Expedition England – The Synopsis

“I am sitting down shivering whilst writing this piece. I am dressed in my down jacket, boots, long johns and a hat. I am indoors and the cold from the floor is startling. But there is no snow on the outside. Neither below zero degrees. In reality it is 7 degrees Celsius and raining.  And this is the normal day.  The house my family and I are living in is a traditional Victorian house from 1909 that once housed cotton mill workers and their families. The walls are thin, there´s moisture and mould on most walls, insulation is missing almost entirely and the electricity and gas are expensive. We pay it with a card, which charges us more than double compared to people who have proper electricity supplied centrally, and when you most need it to work, it stops.  I have to run down and top it up at a corner store, run by a Pakistani family who also sells camel milk for 6 pounds a liter. This has been the coldest winter I have ever experienced. This is Moss Side, England 2014.”  

My experiences in Moss Side have changed my image of England. For better and worse. I had no idea that such poverty that I have come across here existed in England, the 6th richest country on earth. But neither did I have an idea that such a vibrant, diverse cultural society like the one in Moss Side, deemed by some as one of the most dangerous places in Europe, existed on this continent. That is why I have decided to do a walk from Moss Side to a suburb of London named Buckhurst Hill.

This is where I spent my first eleven summers.  Buckhurst Hill is in a pretty much all white affluent English area back then and it was a time, which turned me into an Anglophile.  The plan is to walk 450 miles from Moss Side.  This foot journey is together with a partner and my 20 months old daughter Sardana, who I will push in a stroller. I am bringing her for two reasons, first of all because I cannot, like most English people, afford paying 800 pounds a month for a daycare.  Secondly, it seems like the English are the most private people on earth.  In this case, since I need them to open their doors, and I believe my daughter will be very helpful!

 I believe that I, like most people on earth, have an image of what they believe England is like. An image I have noticed many English still try to sell today. An England of an equal society dominated by polite and proud people, quite reserved and always drinking tea, dressed in bowler hats and thick coats, who loves the past, rugby, fox hunting, the royals, their gardens and who with great conviction believe they saved the world from the Nazis and that the island still has a lot of influence on the world and its future.
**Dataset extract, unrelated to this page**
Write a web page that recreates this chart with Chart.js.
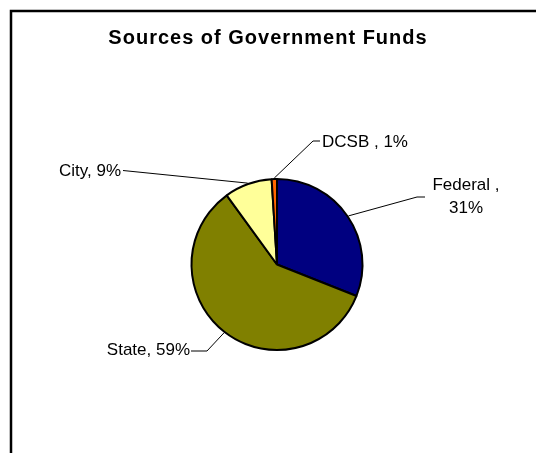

The England I have experienced so far is quite different. During my 10 months of living in the north of England I have realized that very few people fully understand the great changes which are taking place in England and Great Britain. For example, more than 1 million need help from Foodbanks today, and unemployment is rife and growing. Most English I come across today have a migrant background from Asia, the Caribbean, Eastern Europe or Africa. In my part of Moss Side, women are dressed in niqab and abbaya (full covered Islamic dress for women) and men and women go as much to the mosque, gurdwara (sikh temple), hindu temple as to the Anglican church. 98% of the kids in my daughter’s school are Afro-English. Some of the white neighbors I have lack healthy teeth due to no help from the government. And most of them are in their early twenties.

So, the question is, what does the ‘real’ England look like today? This is what I want to find out during my walk through the heart of the island. The main goal is to do a positive documentary about this extraordinary island, which seems in between the US and Europe. So far, including the demanding winter experience, the newer England for me is a positive experience. But I also know that by 1922 the British Empire had control over about 458 million people, one-fifth of the world’s population at the time and they held sway over almost a quarter of the Earth’s total land area. As a result, its political, legal, linguistic and cultural legacy is considerable. 92 years later the Empire is all but gone, but Great Britain (especially its engine England) is still one of the global powers. For this reason, what happens in England, have major implications for the rest of the world.